The proposed "Lawful Employment Ordinance" was delivered to the Salt Lake County Clerk's Office by former Utah Congressman Merrill Cook and members of a new group formed to support the initiative, Citizens Aligned to Secure Utah's Prosperity, or CATSUP.

"We're sending a spear right through what the Legislature just passed," Cook said, referring to HB116, "Utah's very unconstitutional, totally amnesty ladened guest worker permit program."

Speaking to the cheers of nearly 50 supporters, many wearing T-shirts printed with ketchup bottles, Cook said they were fighting the guest worker program because it "makes Utah the sanctuary, amnesty capital of America. And we are bound and determined to put a stop to that."

Cook, who helped bring three other mostly tax-related initiatives to Utah voters over the years that ultimately failed at the ballot box, said he was attempting this time to change a law through local, rather than statewide petition drives.

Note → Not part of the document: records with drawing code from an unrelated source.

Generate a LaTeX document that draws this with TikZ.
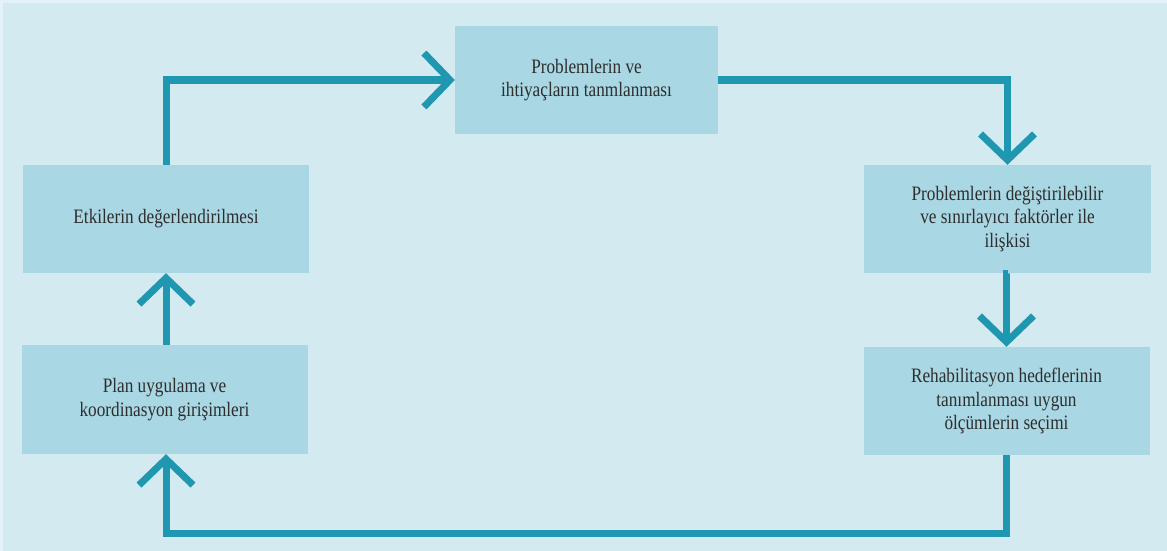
\documentclass[tikz,border=0pt]{standalone}
\usepackage{fontspec}
\setmainfont{Liberation Serif}[FakeStretch=0.84]
\usetikzlibrary{arrows.meta}
\definecolor{outerbg}{HTML}{E2F2F8}
\definecolor{innerbg}{HTML}{D4EAF1}
\definecolor{boxfill}{HTML}{A9D7E3}
\definecolor{arrowc}{HTML}{1F97B0}
\definecolor{txtc}{HTML}{2E2E2E}
\tikzset{
  stepbox/.style={fill=boxfill, draw=none, inner sep=0pt, align=center,
    text=txtc, font=\fontsize{20.5}{23.5}\selectfont},
  flow/.style={draw=arrowc, line width=7pt, line join=miter,
    -{Straight Barb[length=26pt,width=54pt,line width=7pt]}},
}
\begin{document}
\begin{tikzpicture}[x=1pt,y=-1pt]
\useasboundingbox (0,0) rectangle (1167,551);
\fill[outerbg] (0,0) rectangle (1167,551);
\fill[innerbg] (3,3) rectangle (1167,551);
% boxes
\node[stepbox, minimum width=263pt, minimum height=108pt] (t) at (586.5,80) {Problemlerin ve\\ihtiyaçların tanmlanması};
\node[stepbox, minimum width=287pt, minimum height=108pt] (r1) at (1007.5,219) {Problemlerin değiştirilebilir\\ve sınırlayıcı faktörler ile\\ilişkisi};
\node[stepbox, minimum width=286pt, minimum height=108pt] (r2) at (1006.5,401) {Rehabilitasyon hedeflerinin\\tanımlanması uygun\\ölçümlerin seçimi};
\node[stepbox, minimum width=286pt, minimum height=108pt] (e) at (166,219) {Etkilerin değerlendirilmesi};
\node[stepbox, minimum width=286pt, minimum height=109pt] (p) at (164.5,399.5) {Plan uygulama ve\\koordinasyon girişimleri};
% connectors
\draw[flow] (e.north) |- (t.west);
\draw[flow] (t.east) -| (r1.north);
\draw[flow] (r1.south) -- (r2.south |- r1.south) -- (r2.north);
\coordinate (bl) at (166,533);
\draw[flow] (r2.south) |- (bl) -- ([xshift=1.5pt]p.south);
\draw[flow] ([xshift=1.5pt]p.north) -- (e.south);
\end{tikzpicture}
\end{document}
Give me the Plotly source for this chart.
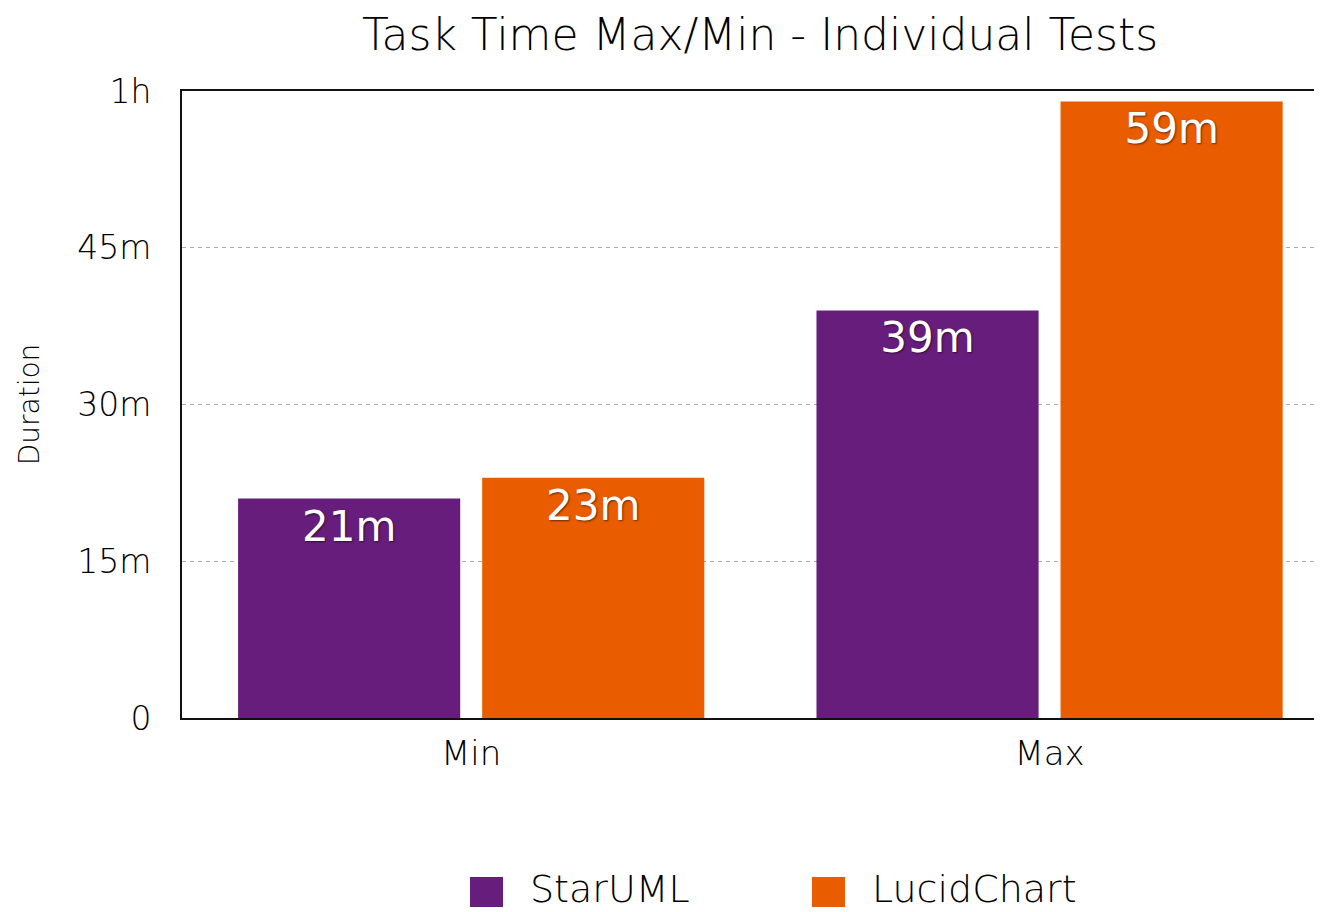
import plotly.graph_objects as go

categories = ["Min", "Max"]
series_names = ["StarUML", "LucidChart"]
staruml = [21, 39]
lucidchart = [23, 59]
staruml_labels = ["21m", "39m"]
lucid_labels = ["23m", "59m"]
tick_vals = [0, 15, 30, 45, 60]
tick_text = ["0", "15m", "30m", "45m", "1h"]

COLORS = ["#671d7b", "#e95c00"]
FONT = "DejaVu Sans"
TXT = "#000000"
SHADOW = "1px 1px 2px rgba(0,0,0,0.55)"
LIGHT = 300

# page body has an 8px margin, so the figure is 8px smaller than the window
W, H = 1314, 904

fig = go.Figure()
for name, vals, labels, col in zip(series_names, [staruml, lucidchart],
                                   [staruml_labels, lucid_labels], COLORS):
    fig.add_trace(go.Bar(
        name=name, x=categories, y=vals, text=labels,
        marker=dict(color=col, line=dict(width=0)),
        textposition="inside", insidetextanchor="end", textangle=0,
        textfont=dict(color="white", size=42, family=FONT, shadow=SHADOW),
        showlegend=False,
    ))

# legend drawn in paper coordinates (large square swatches)
shapes = []
annotations = []
legend_items = [(0.2526, 0.2816, 0.3035), (0.5526, 0.5816, 0.6035)]
for (x0, x1, xt), name, col in zip(legend_items, series_names, COLORS):
    shapes.append(dict(type="rect", xref="paper", yref="paper", x0=x0, x1=x1,
                       y0=-0.3014, y1=-0.2536, fillcolor=col, line=dict(width=0)))
    annotations.append(dict(text=name, xref="paper", yref="paper", x=xt, y=-0.2727,
                            xanchor="left", yanchor="middle", showarrow=False,
                            font=dict(family=FONT, size=38, color=TXT, weight=LIGHT)))

fig.update_layout(
    width=W, height=H,
    paper_bgcolor="white", plot_bgcolor="white",
    margin=dict(l=174, r=0, t=83, b=194),
    barmode="group", bargap=0.156, bargroupgap=0.09,
    title=dict(text="Task Time Max/Min - Individual Tests", x=752 / W,
               xanchor="center", y=1 - 27 / H, yanchor="middle",
               font=dict(family=FONT, size=44, color=TXT, weight=LIGHT)),
    font=dict(family=FONT, color=TXT),
    showlegend=False,
    shapes=shapes, annotations=annotations,
    uniformtext=dict(mode="show", minsize=42),
)
fig.update_xaxes(
    range=[-0.5, 1.471], showline=True, linecolor="#111", linewidth=2, mirror=True,
    ticks="", tickfont=dict(size=34, color=TXT, weight=LIGHT), ticklabelstandoff=4,
    showgrid=False, fixedrange=True, automargin=False,
)
fig.update_yaxes(
    range=[0, 60], tickvals=tick_vals, ticktext=tick_text,
    showline=True, linecolor="#111", linewidth=2,
    showgrid=True, gridcolor="#aaaaaa", griddash="4px,4px", gridwidth=1,
    ticks="", tickfont=dict(size=33, color=TXT, weight=LIGHT), ticklabelstandoff=22,
    title=dict(text="Duration", font=dict(size=28, color=TXT, weight=LIGHT), standoff=29),
    zeroline=False, automargin=False,
)
fig.write_html("out.html")
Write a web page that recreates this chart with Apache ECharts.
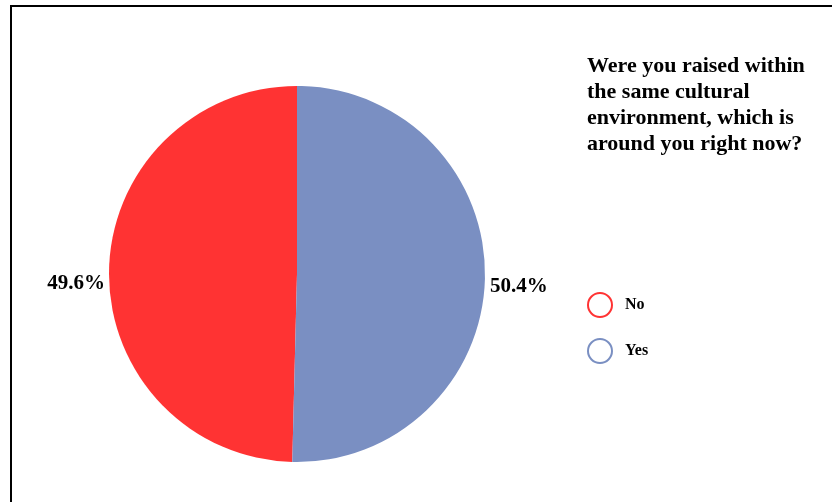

He said a similar petition also was filed Tuesday in Washington County, and drives are expected to be launched soon in other counties and municipalities, including those within Salt Lake County.

"I want to have at least some wins," Cook said, acknowledging the effort could create a situation where the guest worker program was used in some jurisdictions and not others.

If enough voter signatures are collected to qualify the initiative for the ballot — and if voters approve it — employers that hire undocumented workers would be penalized, by first suspending and, for a subsequent violation, revoking their business licenses.

The ordinance also aims to stop the controversial guest worker program passed by the 2011 Legislature, Cook said, through making  "unauthorized aliens" as defined by federal law unable to participate.

The initiative filing comes as delegates to Saturday's state GOP convention are being asked to approve a resolution calling for HB116, to be repealed. The law is set to take effect in 2013, or sooner if a federal waiver is granted.

Cook said he supports the GOP resolution calling for the repeal of HB116 and expects to circulate initiative petitions at the party's state convention. He said unlike the initiative, however, the resolution is "an important suggestion for the Legislature."

Salt Lake County Elections Director Scott Konopasek said the filing submitted by Cook Tuesday will be reviewed by the county auditor to determine if it has a fiscal impact as well as the county attorney.